Tuesday, January 27
After posting that last blog entry, I went back to class. It wasn't long before I left however, there was nothing for me to do in college, I'd taken all the photos I could in town, and my essay materials were at home. So it was home I left to go to, but via Morrisons first. I realised just as I was paying for my goods that I'd forgotten hot chocolate, the reason I went there originally. I went back to fetch it but the queues had doubled by the time I got back to the tills, and it took a while for me to manage to leave the store. I got outside to discover that over the road by the bus stop had gathered a large crowd, an ambulance and several police vehicles. I talked to one woman in the crowd, and then Mat from my photography class.
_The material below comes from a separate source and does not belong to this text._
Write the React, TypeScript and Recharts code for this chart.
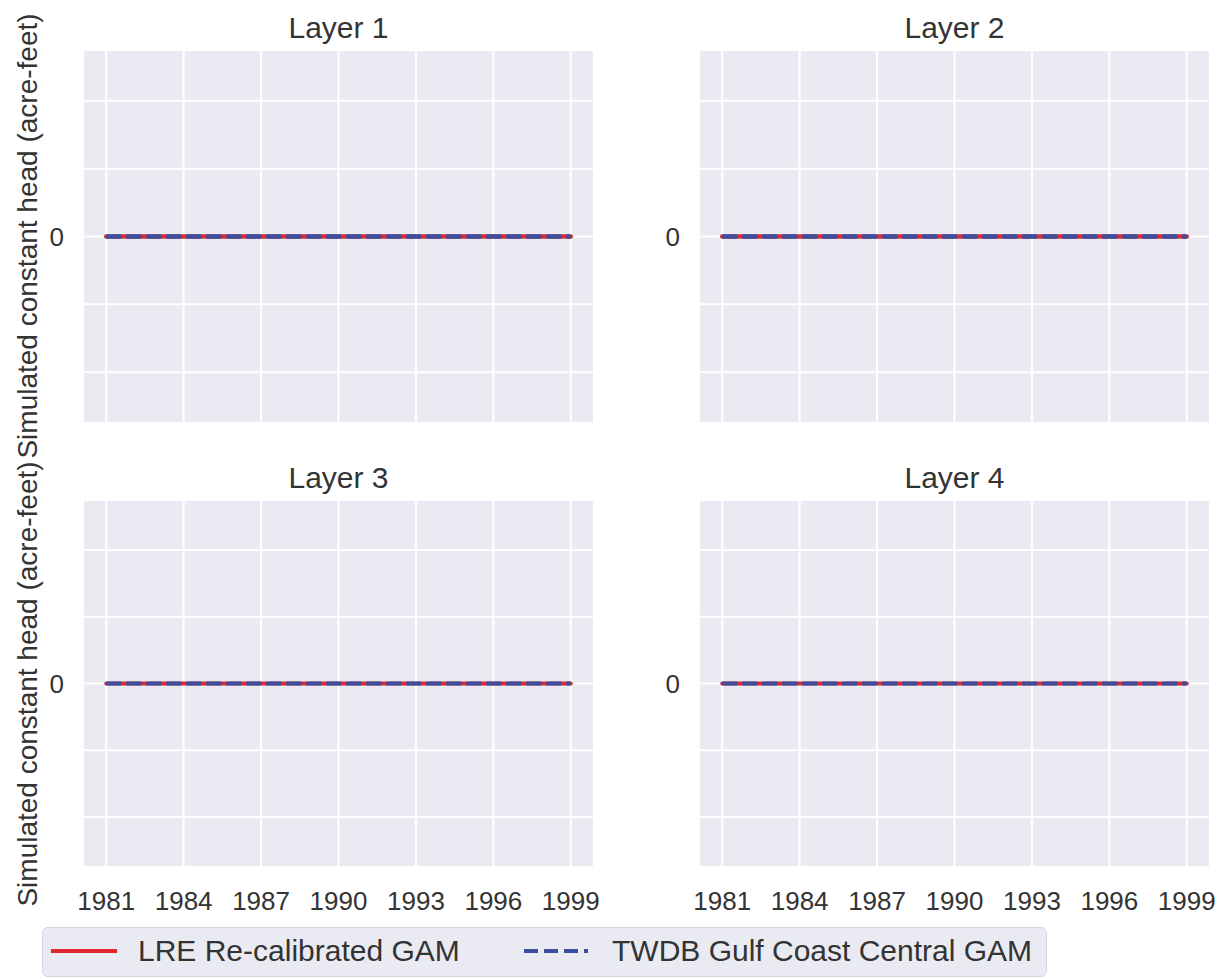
import React from "react";
import { LineChart, Line, XAxis, YAxis, CartesianGrid } from "recharts";

// yearly values, every layer is flat at zero for both models
const years = [1981, 1982, 1983, 1984, 1985, 1986, 1987, 1988, 1989, 1990, 1991, 1992, 1993, 1994, 1995, 1996, 1997, 1998, 1999];
const layerNames = ["Layer 1", "Layer 2", "Layer 3", "Layer 4"];
const lreValues = [
  [0, 0, 0, 0, 0, 0, 0, 0, 0, 0, 0, 0, 0, 0, 0, 0, 0, 0, 0],
  [0, 0, 0, 0, 0, 0, 0, 0, 0, 0, 0, 0, 0, 0, 0, 0, 0, 0, 0],
  [0, 0, 0, 0, 0, 0, 0, 0, 0, 0, 0, 0, 0, 0, 0, 0, 0, 0, 0],
  [0, 0, 0, 0, 0, 0, 0, 0, 0, 0, 0, 0, 0, 0, 0, 0, 0, 0, 0],
];
const twdbValues = [
  [0, 0, 0, 0, 0, 0, 0, 0, 0, 0, 0, 0, 0, 0, 0, 0, 0, 0, 0],
  [0, 0, 0, 0, 0, 0, 0, 0, 0, 0, 0, 0, 0, 0, 0, 0, 0, 0, 0],
  [0, 0, 0, 0, 0, 0, 0, 0, 0, 0, 0, 0, 0, 0, 0, 0, 0, 0, 0],
  [0, 0, 0, 0, 0, 0, 0, 0, 0, 0, 0, 0, 0, 0, 0, 0, 0, 0, 0],
];
const xTicks = [1981, 1984, 1987, 1990, 1993, 1996, 1999];
const yTicks = [-0.04, -0.02, 0, 0.02, 0.04];
const seriesLabels = ["LRE Re-calibrated GAM", "TWDB Gulf Coast Central GAM"];
const yLabel = "Simulated constant head (acre-feet)";

const RED = "#e3262f";
const BLUE = "#3c4f9e";
const BG = "#eaeaf2";
const TEXT = "#333333";
const FONT = "'Liberation Sans', Arial, sans-serif";

const Y_AXIS_W = 60;
const PLOT_W = 511;
const RIGHT_PAD = 24;

// plot-area boxes for the 2x2 grid
const panels = [
  { left: 83, top: 50, height: 373, bottomRow: false, lw: 4.5 },
  { left: 699, top: 50, height: 373, bottomRow: false, lw: 4.5 },
  { left: 83, top: 500, height: 367, bottomRow: true, lw: 4 },
  { left: 699, top: 500, height: 367, bottomRow: true, lw: 4 },
];

const Panel = ({ idx }: { idx: number }) => {
  const p = panels[idx];
  const data = years.map((y, i) => ({ year: y, lre: lreValues[idx][i], twdb: twdbValues[idx][i] }));
  const xAxisH = p.bottomRow ? 55 : 1;
  return (
    <div style={{ position: "absolute", left: p.left - Y_AXIS_W, top: p.top - 45 }}>
      <div
        style={{
          position: "absolute",
          left: Y_AXIS_W,
          width: PLOT_W,
          top: 7,
          textAlign: "center",
          fontSize: 30,
          color: TEXT,
          fontFamily: FONT,
          lineHeight: "32px",
        }}
      >
        {layerNames[idx]}
      </div>
      <div style={{ position: "absolute", left: 0, top: 45 }}>
        <LineChart
          width={Y_AXIS_W + PLOT_W + RIGHT_PAD}
          height={p.height + xAxisH}
          data={data}
          margin={{ top: 0, right: RIGHT_PAD, bottom: 0, left: 0 }}
        >
          <CartesianGrid fill={BG} stroke="#ffffff" strokeWidth={2} />
          <XAxis
            dataKey="year"
            type="number"
            domain={[1980.1, 1999.9]}
            ticks={xTicks}
            allowDataOverflow
            axisLine={false}
            tickLine={false}
            tickSize={0}
            tickMargin={25}
            height={xAxisH}
            tickFormatter={(v: number) => (p.bottomRow ? String(v) : "")}
            tick={{ fill: TEXT, fontSize: 26, fontFamily: FONT }}
          />
          <YAxis
            type="number"
            domain={[-0.055, 0.055]}
            ticks={yTicks}
            allowDataOverflow
            width={Y_AXIS_W}
            axisLine={false}
            tickLine={false}
            tickSize={0}
            tickMargin={19}
            tickFormatter={(v: number) => (v === 0 ? "0" : "")}
            tick={{ fill: TEXT, fontSize: 26, fontFamily: FONT }}
          />
          <Line
            dataKey="lre"
            stroke={RED}
            strokeWidth={p.lw}
            strokeLinecap="round"
            dot={false}
            isAnimationActive={false}
          />
          <Line
            dataKey="twdb"
            stroke={BLUE}
            strokeWidth={p.lw}
            strokeDasharray="15 5"
            dot={false}
            isAnimationActive={false}
          />
        </LineChart>
      </div>
    </div>
  );
};

const YLabel = ({ cy }: { cy: number }) => (
  <div
    style={{
      position: "absolute",
      left: 28,
      top: cy,
      transform: "translate(-50%, -50%) rotate(-90deg)",
      whiteSpace: "nowrap",
      fontSize: 28,
      color: TEXT,
      fontFamily: FONT,
    }}
  >
    {yLabel}
  </div>
);

const LegendBox = () => (
  <div
    style={{
      position: "absolute",
      left: 42,
      top: 927,
      width: 1005,
      height: 50,
      boxSizing: "border-box",
      background: BG,
      border: "1px solid #d4d4dc",
      borderRadius: 6,
      fontFamily: FONT,
      fontSize: 30,
      color: TEXT,
    }}
  >
    <svg width={70} height={10} style={{ position: "absolute", left: 6, top: 18 }}>
      <line x1={2} y1={5} x2={68} y2={5} stroke={RED} strokeWidth={4} />
    </svg>
    <div style={{ position: "absolute", left: 95, top: 5, lineHeight: "36px", whiteSpace: "nowrap" }}>
      {seriesLabels[0]}
    </div>
    <svg width={70} height={10} style={{ position: "absolute", left: 479, top: 18 }}>
      <line x1={2} y1={5} x2={66} y2={5} stroke={BLUE} strokeWidth={4} strokeDasharray="14 6" />
    </svg>
    <div style={{ position: "absolute", left: 569, top: 5, lineHeight: "36px", whiteSpace: "nowrap" }}>
      {seriesLabels[1]}
    </div>
  </div>
);

export default function App() {
  return (
    <div
      style={{
        position: "absolute",
        left: 0,
        top: 0,
        width: 1225,
        height: 979,
        background: "#ffffff",
        overflow: "hidden",
      }}
    >
      {panels.map((_, i) => (
        <Panel key={i} idx={i} />
      ))}
      <YLabel cy={236} />
      <YLabel cy={684} />
      <LegendBox />
    </div>
  );
}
It seems what happened was an old lady was crossing the road at a pelican crossing whilst the traffic light was green. I didn't ask if it had just turned green or if she didn't see the traffic coming at her. A bus hit her, sent her flying about 10 feet up the road. I saw the windscreen, half of it was completely cracked, she really must have been hit with serious force. Mat said that her body crumpled and her face was a bloody mess. People in the crowd said the bus driver had seen her crossing but hadn't slowed down or swerved to miss her. They said that he was a bit of a twunt, had been saying to people on the bus earlier that if they didn't have any change smaller than £1 that they wouldn't be getting on the bus. The road looked like it might be blocked for some time and there wasn't anything I could do so I left to get a bus on a different route, grateful I'd had to go back for the hot chocolate or I might have seen it all happen, or even have been hit as well.
On a happier note, I was sent to
World Wide Words, a site full of information about English as a language. The bit I love best is the
weird words section. It's full of fantastic, strange words like flibbertigibbet, rhinotillexomania, zenzizenzizenzic, floccinaucinihilipilification and mallemaroking, which is the word used to identify the carousing of seamen on board Greenland whaling ships.